An undated picture shows a rally against the “No Outsiders” program at Birmingham’s Parkfield Community School. (Photo via Daily Mail)

British Muslim parents have withdrawn their primary-level children from a Birmingham school en masse, protesting the school authorities’ forcible “promotion of homosexuality.”

The parents took their 600 primary pupils from Parkfield Community School after their weekly protests failed to persuade the authorities to pull a program featuring lessons about homosexuality, Daily Mail reported on Monday.

The mass exodus has drained the school of 80 percent of its students.

‘Brainwashing’

The parents said the school was “brainwashing” their kids about gay rights through the “No Outsiders” program, the paper wrote.

The Alum Community Rock Forum, which gathers members of the local community in Birmingham’s Alum Rock suburb, protested that the school was “undermining parental rights and aggressively promoting homosexuality.”

“Dialog, petitioning, and protests by parents have been repeated and arrogantly ignored,” the forum said, adding, “Our children, our choice - work with parents not against them.”

The school was the first place in the country where the program was launched in 2014 to teach children about the Equality Act. The act also covers such areas as age, disability, marriage, pregnancy or maternity, race, and religion or belief.

Mariam Ahmed, whose four-year-old daughter attends the school, organized a petition against the project.

An undated picture shows a rally against the “No Outsiders” program at Birmingham’s Parkfield Community School. (Photo via Daily Mail)

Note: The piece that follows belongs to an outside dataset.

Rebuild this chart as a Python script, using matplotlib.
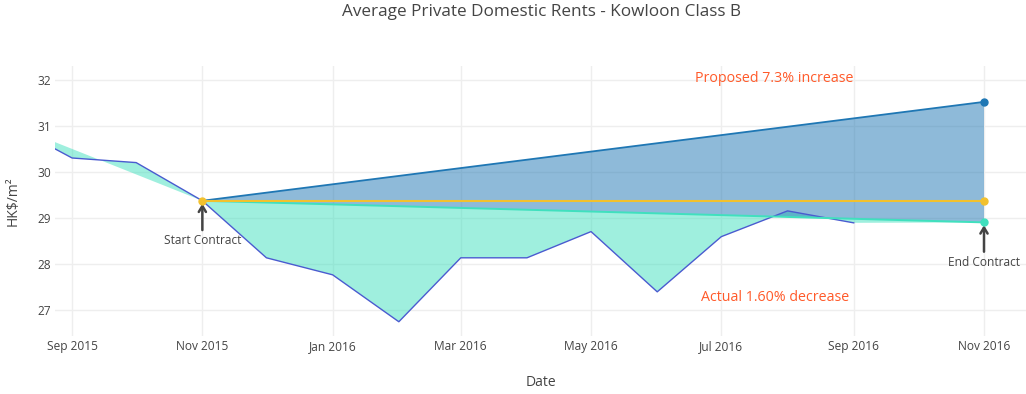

She said, “What they are teaching is not right, they are too young. There are nine parts of the Act and they only seem to be focusing on one, homosexuality, and that is wrong. They need to have an ethos which reflects the area.”

Muslims across the UK have, time and again, risen in protest against measures infringing on their religious and ideological freedoms.

Late last year, the Muslim Council of Britain said it was campaigning along other groups to persuade Prime Minister Theresa May, who lead the ruling Conservative Party, as well as leader of the opposition Labour Party Jeremy Corbyn, to adopt a working definition of Islamophobia.

Hate attacks against Muslims have also been on rise since a series of terror attacks by Daesh sympathizers across the UK in 2017. Islamic communities in the UK have always condemned such acts of terror.

Campaigners believe a general trend in politics to pander with far-right groups to grab the vote of their supporters have also been to blame for surge in anti-Muslim hate behavior.